The path continued past more derelict stuff to my right, it looked to also have had a military function but I don’t know what.

Old military buildings near Grain

Soon I was approaching Grain Power Station, protected by high fences again, which now lined the path.

Grain Power Station

I passed the water outlet for the power station. The path continued beyond it soon passing some sort of little lighhouse presumably to warn shipping of the presence of the Isle of Grain.

The coast south of Grain

The sea wall path soon turned to the right and even came to a sort of beach with a mixture of sand, mud and old tyres.

Beach near Grain

I continued past the wooden groynes until I had reached the end of the public footpath at the south of Grain, too. This ends at a jetty at Cockleshell Hard. What this jetty is used for I don’t know, but it was surrounded by tall fences and gates.

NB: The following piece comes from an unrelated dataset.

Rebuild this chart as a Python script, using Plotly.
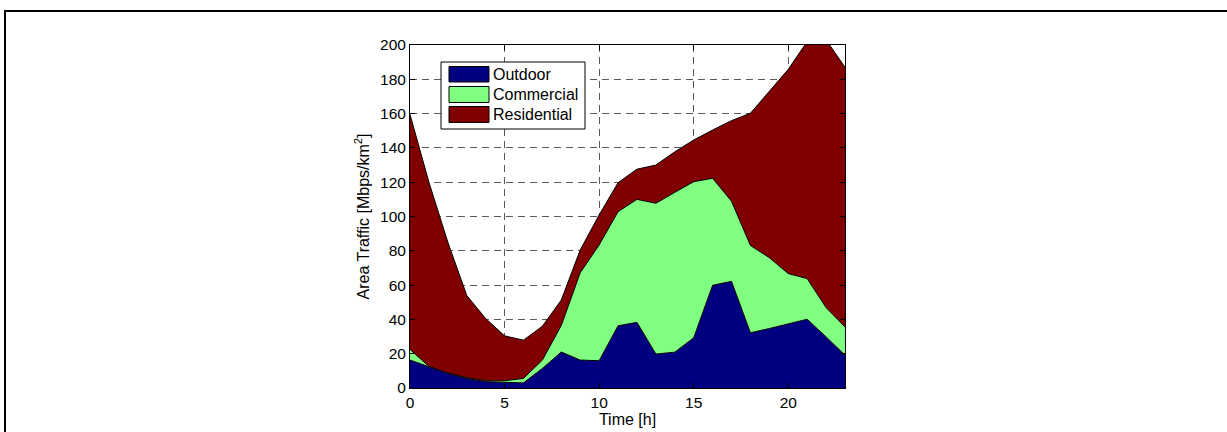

Cockleshell Hard, Isle of Grain

Numerous signs warned of the dangers of trying to enter and the route ahead too was now blocked with fences. So Grain village itself is a dead-end. Just one road in and out and no footpaths out of the area, either, all of them are dead-ends.

I considered, briefly, walking back to Stoke along the road. But decided there was really no point. Not only was it a horrible walk I had already done it and so there seemed no point in doing it again, albeit in a different direction. I’d see nothing new and I wouldn’t enjoy it. So I caught the bus back to Stoke and ended the walk there.

As you can probably tell I didn’t enjoy this walk. The first stretch along the marshes was pleasant enough. But after that there was a horrible stretch of walking along a busy road through heavy industry. When I’d finished that I came to Grain, where there was more industry. Though at least the old fort was quite interesting. I was at least glad to say I’d done it, but I very much doubt I will ever go back.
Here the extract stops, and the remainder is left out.